BEGIN Task data

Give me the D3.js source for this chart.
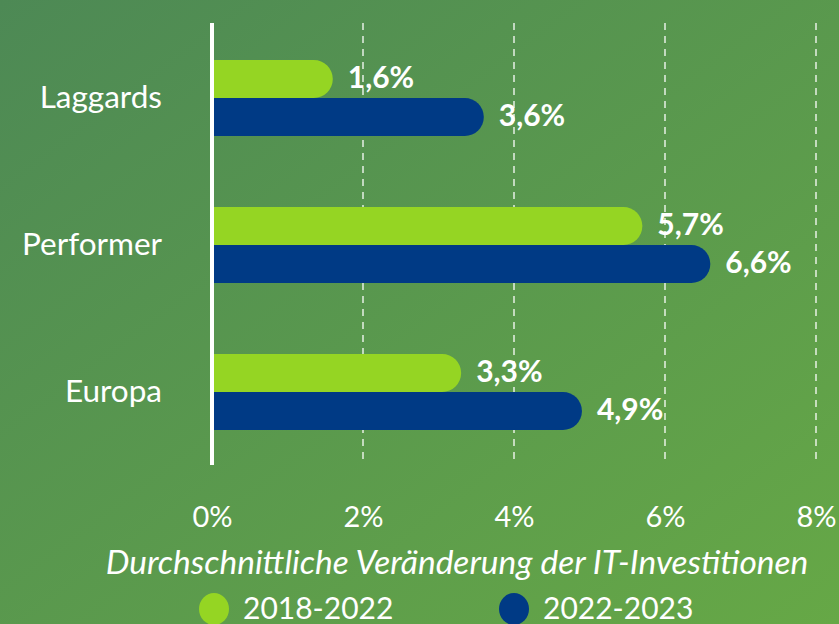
<!DOCTYPE html>
<html><head><meta charset="utf-8">
<script src="https://cdn.jsdelivr.net/npm/d3@7"></script>
<style>html,body{margin:0;padding:0;background:#4f8c55;}svg{display:block;}</style>
</head><body>
<svg id="chart" width="839" height="624"></svg>
<script>
const categories = ["Laggards", "Performer", "Europa"];
const series = ["2018-2022", "2022-2023"];
const values2018 = [1.6, 5.7, 3.3];
const values2022 = [3.6, 6.6, 4.9];
const valueLabels2018 = ["1,6%", "5,7%", "3,3%"];
const valueLabels2022 = ["3,6%", "6,6%", "4,9%"];
const ticks = [0, 2, 4, 6, 8];
const tickLabels = ["0%", "2%", "4%", "6%", "8%"];
const axisTitle = "Durchschnittliche Veränderung der IT-Investitionen";
const colors = ["#95d523", "#003a85"];

const W = 839, H = 624;
const svg = d3.select("#chart");
const FONT = "Lato, 'Open Sans', sans-serif";

const defs = svg.append("defs");
const grad = defs.append("linearGradient").attr("id","bg").attr("x1","0").attr("y1","0").attr("x2","1").attr("y2","1");
grad.append("stop").attr("offset","0").attr("stop-color","#4d8955");
grad.append("stop").attr("offset","1").attr("stop-color","#66a846");
svg.append("rect").attr("width",W).attr("height",H).attr("fill","url(#bg)");

const x = d3.scaleLinear().domain([0, 8]).range([212, 816]);
const y0 = d3.scaleBand().domain(categories).range([23.5, 464.5]).padding(0);
const bw = y0.bandwidth();
const y1 = d3.scaleBand().domain(series).range([bw/2 - 37, bw/2 + 39]).padding(0);

// gridlines
svg.append("g").selectAll("line").data(ticks.filter(t => t > 0)).join("line")
  .attr("x1", d => x(d)).attr("x2", d => x(d))
  .attr("y1", 23).attr("y2", 465)
  .attr("stroke", "rgba(255,255,255,0.8)").attr("stroke-width", 1.6)
  .attr("stroke-dasharray", "7,6");

const data = [];
categories.forEach((c, i) => {
  data.push({cat: c, s: series[0], v: values2018[i], label: valueLabels2018[i], color: colors[0]});
  data.push({cat: c, s: series[1], v: values2022[i], label: valueLabels2022[i], color: colors[1]});
});

function barPath(x0, x1, yT, h) {
  const r = h / 2;
  return `M${x0},${yT}H${x1 - r}A${r},${r} 0 0 1 ${x1},${yT + r}A${r},${r} 0 0 1 ${x1 - r},${yT + h}H${x0}Z`;
}

const bars = svg.append("g");
bars.selectAll("path").data(data).join("path")
  .attr("d", d => barPath(x(0), x(d.v), y0(d.cat) + y1(d.s), y1.bandwidth()))
  .attr("fill", d => d.color);

bars.selectAll("text").data(data).join("text")
  .attr("x", d => x(d.v) + 15)
  .attr("y", d => y0(d.cat) + y1(d.s) + y1.bandwidth()/2 + 1)
  .attr("dominant-baseline", "middle")
  .attr("fill", "#fff").attr("font-family", FONT).attr("font-weight", "bold")
  .attr("font-size", 30)
  .text(d => d.label);

// zero axis line
svg.append("line").attr("x1", x(0)).attr("x2", x(0)).attr("y1", 23).attr("y2", 465)
  .attr("stroke", "#fff").attr("stroke-width", 4);

// category labels
svg.append("g").selectAll("text").data(categories).join("text")
  .attr("x", 162).attr("y", d => y0(d) + bw/2 + 3)
  .attr("text-anchor", "end").attr("dominant-baseline", "middle")
  .attr("fill", "#fff").attr("font-family", FONT).attr("font-size", 31.5)
  .text(d => d);

// x axis tick labels
const xAxis = d3.axisBottom(x).tickValues(ticks).tickFormat((d, i) => tickLabels[i]).tickSize(0).tickPadding(0);
const gx = svg.append("g").attr("transform", "translate(0,506)").call(xAxis);
gx.select(".domain").remove();
gx.selectAll("text").attr("fill", "#fff").attr("font-family", FONT).attr("font-size", 29).attr("dy", "0.72em");

// axis title
svg.append("text").attr("x", 457).attr("y", 574).attr("text-anchor", "middle")
  .attr("fill", "#fff").attr("font-family", FONT).attr("font-style", "italic").attr("font-size", 33.5)
  .text(axisTitle);

// legend
const legendX = [214, 514];
const lg = svg.append("g").selectAll("g").data(series).join("g")
  .attr("transform", (d, i) => `translate(${legendX[i]},609)`);
lg.append("ellipse").attr("rx", 15).attr("ry", 16).attr("fill", (d, i) => colors[i]);
lg.append("text").attr("x", 29).attr("y", 10).attr("fill", "#fff")
  .attr("font-family", FONT).attr("font-size", 30).text(d => d);
</script>
</body></html>
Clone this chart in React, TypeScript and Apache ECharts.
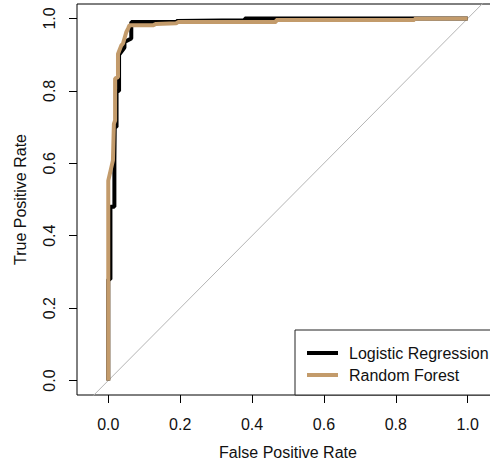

END Task data

▸ **Written task**: Could you reproduce every record above exactly, leaving out the pictures?

▸ **Problem solution**:
Give me the D3.js source for this chart.
<!DOCTYPE html>
<html><head><meta charset="utf-8">
<script src="https://cdn.jsdelivr.net/npm/d3@7"></script>
<style>html,body{margin:0;padding:0;background:#4f8c55;}svg{display:block;}</style>
</head><body>
<svg id="chart" width="839" height="624"></svg>
<script>
const categories = ["Laggards", "Performer", "Europa"];
const series = ["2018-2022", "2022-2023"];
const values2018 = [1.6, 5.7, 3.3];
const values2022 = [3.6, 6.6, 4.9];
const valueLabels2018 = ["1,6%", "5,7%", "3,3%"];
const valueLabels2022 = ["3,6%", "6,6%", "4,9%"];
const ticks = [0, 2, 4, 6, 8];
const tickLabels = ["0%", "2%", "4%", "6%", "8%"];
const axisTitle = "Durchschnittliche Veränderung der IT-Investitionen";
const colors = ["#95d523", "#003a85"];

const W = 839, H = 624;
const svg = d3.select("#chart");
const FONT = "Lato, 'Open Sans', sans-serif";

const defs = svg.append("defs");
const grad = defs.append("linearGradient").attr("id","bg").attr("x1","0").attr("y1","0").attr("x2","1").attr("y2","1");
grad.append("stop").attr("offset","0").attr("stop-color","#4d8955");
grad.append("stop").attr("offset","1").attr("stop-color","#66a846");
svg.append("rect").attr("width",W).attr("height",H).attr("fill","url(#bg)");

const x = d3.scaleLinear().domain([0, 8]).range([212, 816]);
const y0 = d3.scaleBand().domain(categories).range([23.5, 464.5]).padding(0);
const bw = y0.bandwidth();
const y1 = d3.scaleBand().domain(series).range([bw/2 - 37, bw/2 + 39]).padding(0);

// gridlines
svg.append("g").selectAll("line").data(ticks.filter(t => t > 0)).join("line")
  .attr("x1", d => x(d)).attr("x2", d => x(d))
  .attr("y1", 23).attr("y2", 465)
  .attr("stroke", "rgba(255,255,255,0.8)").attr("stroke-width", 1.6)
  .attr("stroke-dasharray", "7,6");

const data = [];
categories.forEach((c, i) => {
  data.push({cat: c, s: series[0], v: values2018[i], label: valueLabels2018[i], color: colors[0]});
  data.push({cat: c, s: series[1], v: values2022[i], label: valueLabels2022[i], color: colors[1]});
});

function barPath(x0, x1, yT, h) {
  const r = h / 2;
  return `M${x0},${yT}H${x1 - r}A${r},${r} 0 0 1 ${x1},${yT + r}A${r},${r} 0 0 1 ${x1 - r},${yT + h}H${x0}Z`;
}

const bars = svg.append("g");
bars.selectAll("path").data(data).join("path")
  .attr("d", d => barPath(x(0), x(d.v), y0(d.cat) + y1(d.s), y1.bandwidth()))
  .attr("fill", d => d.color);

bars.selectAll("text").data(data).join("text")
  .attr("x", d => x(d.v) + 15)
  .attr("y", d => y0(d.cat) + y1(d.s) + y1.bandwidth()/2 + 1)
  .attr("dominant-baseline", "middle")
  .attr("fill", "#fff").attr("font-family", FONT).attr("font-weight", "bold")
  .attr("font-size", 30)
  .text(d => d.label);

// zero axis line
svg.append("line").attr("x1", x(0)).attr("x2", x(0)).attr("y1", 23).attr("y2", 465)
  .attr("stroke", "#fff").attr("stroke-width", 4);

// category labels
svg.append("g").selectAll("text").data(categories).join("text")
  .attr("x", 162).attr("y", d => y0(d) + bw/2 + 3)
  .attr("text-anchor", "end").attr("dominant-baseline", "middle")
  .attr("fill", "#fff").attr("font-family", FONT).attr("font-size", 31.5)
  .text(d => d);

// x axis tick labels
const xAxis = d3.axisBottom(x).tickValues(ticks).tickFormat((d, i) => tickLabels[i]).tickSize(0).tickPadding(0);
const gx = svg.append("g").attr("transform", "translate(0,506)").call(xAxis);
gx.select(".domain").remove();
gx.selectAll("text").attr("fill", "#fff").attr("font-family", FONT).attr("font-size", 29).attr("dy", "0.72em");

// axis title
svg.append("text").attr("x", 457).attr("y", 574).attr("text-anchor", "middle")
  .attr("fill", "#fff").attr("font-family", FONT).attr("font-style", "italic").attr("font-size", 33.5)
  .text(axisTitle);

// legend
const legendX = [214, 514];
const lg = svg.append("g").selectAll("g").data(series).join("g")
  .attr("transform", (d, i) => `translate(${legendX[i]},609)`);
lg.append("ellipse").attr("rx", 15).attr("ry", 16).attr("fill", (d, i) => colors[i]);
lg.append("text").attr("x", 29).attr("y", 10).attr("fill", "#fff")
  .attr("font-family", FONT).attr("font-size", 30).text(d => d);
</script>
</body></html>
Clone this chart in React, TypeScript and Apache ECharts.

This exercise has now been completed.